Les moteurs d'avions d'Alfa Romeo sont relativement connus. En revanche, peu de gens savent qu'il y a eu des Alfa Romeo sur l'eau. En 1940, l'Italie fasciste lança un programme de construction de canots explosifs (MTM.) L'idée était d'utiliser des bateaux rapides, pour des objectifs marins. Une flottilles de canots repéraient un objectif. Le pilote mettait la gomme, puis il bloquait le cap et il s'éjectait sur un canot pneumatique. L'avant du bateau était bourré d'explosif. Lorsqu'il percutait un bateau ennemi, la charge explosait. Pour cette mission, elle sélectionna la plus puissante des mécaniques de série : le 6 cylindres 2,5l Alfa Romeo, dérivé des mécaniques de Grand Prix. Notez qu'il était accouplé à une transmission Isotta-Fraschini, histoire de rester dans l'automobile de luxe.

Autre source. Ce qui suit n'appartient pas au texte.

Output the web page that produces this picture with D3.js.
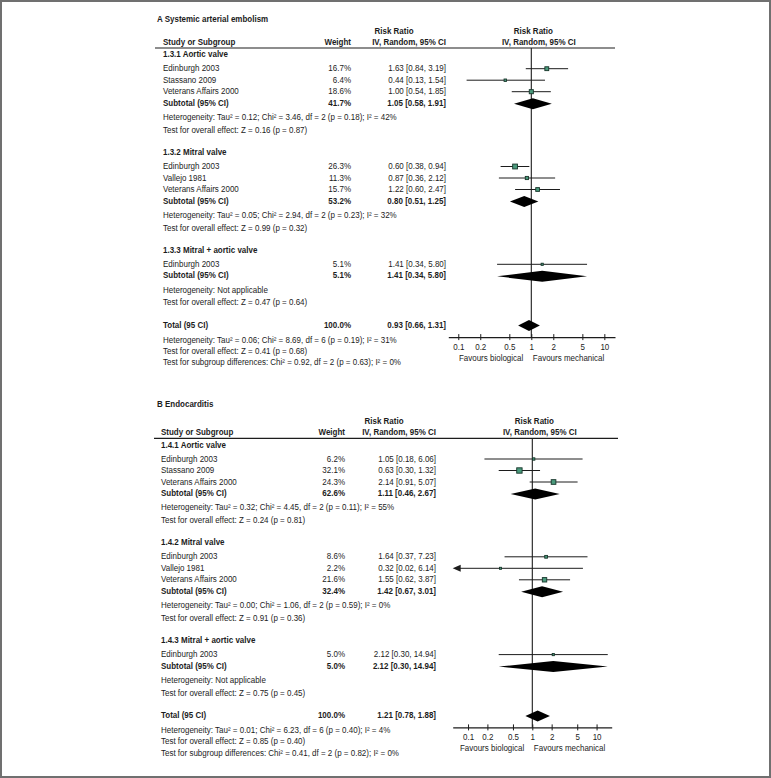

Le hall d'exposition était très vide. Alors Osenat y a mis plusieurs voitures de sa future vente parisienne. Dont ce trio de cyclecars.
Puis il y a ces voitures, annoncées nul part et ne figurant dans aucun catalogue, à l'instar des trois sportives dans l'entrée. Une (vraie ?) Auburn 1935, une Rochet-Schneider 1918 et une Rolls-Royce "Springfield" (Silver Ghost ?) En plus, Osenat a été généreux sur les cordelettes. Impossible de s'approcher...
En bonus, sur le parking, une rare Jaguar XJ12C et une Citroën Ami 6 break.